In the first place, we divide rocks into stratified and unstratified. This division is one which will in general be easily recognized, even by the most inexperienced observer; and the distinction is important, because it separates the rocks of igneous origin from those which have been produced by deposition of sediment from water.
It will be shown hereafter that a part of the unstratified rocks have been formed at or near the surface of the earth; that is, they have taken their present form by passing from a state of fusion to a solid state above or between the stratified rocks, as in the case of lava ([Fig. 2, A]). The other unstratified rocks have cooled so as to take the solid form below the stratified rocks, as at B. The first are called epigene, or volcanic rocks; the last, hypogene, or plutonic rocks.
The lowest portion of the second division, the stratified rocks, are termed non-fossiliferous, from the fact that they contain no evidence of the existence of organic beings at the time when they were deposited. Their relation to the other rocks is shown at C. It is supposed that these rocks have been subjected to great changes by heat from the igneous rocks below them. On this account Mr. Lyell proposes to call them metamorphic rocks. The other portions of the stratified rocks are fossiliferous, containing the remains of organic beings which lived at the period when the rocks were deposited. They are represented at D. The division of the last-named rocks info groups will be given hereafter.
We have then four principal classes of rocks: Plutonic Rocks, Volcanic Rocks, Non-fossiliferous Stratified Rocks and Fossiliferous Rocks.

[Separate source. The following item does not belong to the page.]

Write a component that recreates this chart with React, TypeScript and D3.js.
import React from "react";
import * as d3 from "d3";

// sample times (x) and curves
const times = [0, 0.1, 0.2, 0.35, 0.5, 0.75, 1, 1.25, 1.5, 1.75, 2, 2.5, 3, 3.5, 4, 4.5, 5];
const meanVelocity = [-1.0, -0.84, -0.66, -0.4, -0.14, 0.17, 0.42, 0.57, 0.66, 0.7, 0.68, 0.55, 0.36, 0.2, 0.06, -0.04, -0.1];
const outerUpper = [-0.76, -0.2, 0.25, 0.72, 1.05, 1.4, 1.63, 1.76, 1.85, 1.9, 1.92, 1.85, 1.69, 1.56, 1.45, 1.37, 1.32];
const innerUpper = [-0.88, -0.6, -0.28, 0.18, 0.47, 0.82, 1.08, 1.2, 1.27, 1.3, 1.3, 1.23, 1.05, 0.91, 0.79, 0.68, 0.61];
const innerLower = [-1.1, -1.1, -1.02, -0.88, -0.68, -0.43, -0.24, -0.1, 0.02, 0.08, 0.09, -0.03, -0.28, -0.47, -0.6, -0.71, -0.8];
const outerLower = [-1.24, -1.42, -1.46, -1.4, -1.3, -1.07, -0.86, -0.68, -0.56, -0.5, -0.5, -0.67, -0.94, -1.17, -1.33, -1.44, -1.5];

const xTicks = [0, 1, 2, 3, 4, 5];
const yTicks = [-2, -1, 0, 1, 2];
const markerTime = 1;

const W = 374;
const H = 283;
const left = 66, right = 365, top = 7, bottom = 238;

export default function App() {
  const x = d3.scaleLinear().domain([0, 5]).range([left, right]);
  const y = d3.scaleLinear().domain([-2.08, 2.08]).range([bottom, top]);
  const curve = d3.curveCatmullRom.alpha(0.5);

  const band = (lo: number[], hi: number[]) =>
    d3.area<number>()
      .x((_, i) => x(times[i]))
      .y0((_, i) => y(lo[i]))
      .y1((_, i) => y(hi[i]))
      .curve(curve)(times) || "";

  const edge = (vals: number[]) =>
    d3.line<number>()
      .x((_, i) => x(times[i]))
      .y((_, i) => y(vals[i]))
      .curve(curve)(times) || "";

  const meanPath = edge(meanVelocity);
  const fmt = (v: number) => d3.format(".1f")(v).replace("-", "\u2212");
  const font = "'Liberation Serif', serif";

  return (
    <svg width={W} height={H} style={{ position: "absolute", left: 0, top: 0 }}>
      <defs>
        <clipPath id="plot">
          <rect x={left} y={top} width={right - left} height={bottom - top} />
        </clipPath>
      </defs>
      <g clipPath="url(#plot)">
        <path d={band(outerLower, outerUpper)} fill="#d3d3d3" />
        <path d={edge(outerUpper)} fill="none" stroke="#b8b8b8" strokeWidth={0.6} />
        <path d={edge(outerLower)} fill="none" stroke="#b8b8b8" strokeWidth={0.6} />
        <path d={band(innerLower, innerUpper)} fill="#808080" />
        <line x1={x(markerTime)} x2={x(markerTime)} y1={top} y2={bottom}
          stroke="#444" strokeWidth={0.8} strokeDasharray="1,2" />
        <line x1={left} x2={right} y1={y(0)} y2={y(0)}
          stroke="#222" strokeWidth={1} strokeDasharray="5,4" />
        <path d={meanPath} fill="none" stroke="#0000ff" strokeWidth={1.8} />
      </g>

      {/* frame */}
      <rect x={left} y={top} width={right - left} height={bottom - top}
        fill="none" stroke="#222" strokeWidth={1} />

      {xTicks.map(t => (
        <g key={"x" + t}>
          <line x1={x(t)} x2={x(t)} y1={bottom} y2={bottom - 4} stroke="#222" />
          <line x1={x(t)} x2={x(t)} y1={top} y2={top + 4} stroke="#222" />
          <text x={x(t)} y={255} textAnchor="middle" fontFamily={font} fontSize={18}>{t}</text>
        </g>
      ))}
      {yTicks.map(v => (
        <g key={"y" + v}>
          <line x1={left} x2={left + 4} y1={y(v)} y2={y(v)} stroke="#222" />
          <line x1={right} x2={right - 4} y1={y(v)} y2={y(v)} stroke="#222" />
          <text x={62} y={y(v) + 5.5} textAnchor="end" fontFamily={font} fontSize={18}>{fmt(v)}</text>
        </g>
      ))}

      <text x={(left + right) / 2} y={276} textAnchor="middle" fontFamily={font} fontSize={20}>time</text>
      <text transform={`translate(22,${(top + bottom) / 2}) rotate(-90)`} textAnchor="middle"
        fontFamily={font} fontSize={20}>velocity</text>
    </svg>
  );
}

SECTION II.—THE PLUTONIC ROCKS.
Granite is by far the most important of this class of rocks. Of its thickness no estimate can be made, as no mining operations have ever penetrated through it, and none of the most extensive displacements of rocks by natural causes has brought to the surface any other rock on which it rests. It may, therefore, be considered the foundation rock, the skeleton of the earth, upon which all the other formations are supported. The whole amount of granite in the earth’s crust may be greater than that of all other rocks, but it comes up through the other formations so as to be exposed over only a comparatively small portion of the surface, and this is generally the central portion of mountain ranges, or the highest parts of broken, hill country. Still, it is not unfrequently found in the more level regions, in the form of slightly elevated ridges, with the stratified rocks reclining against it.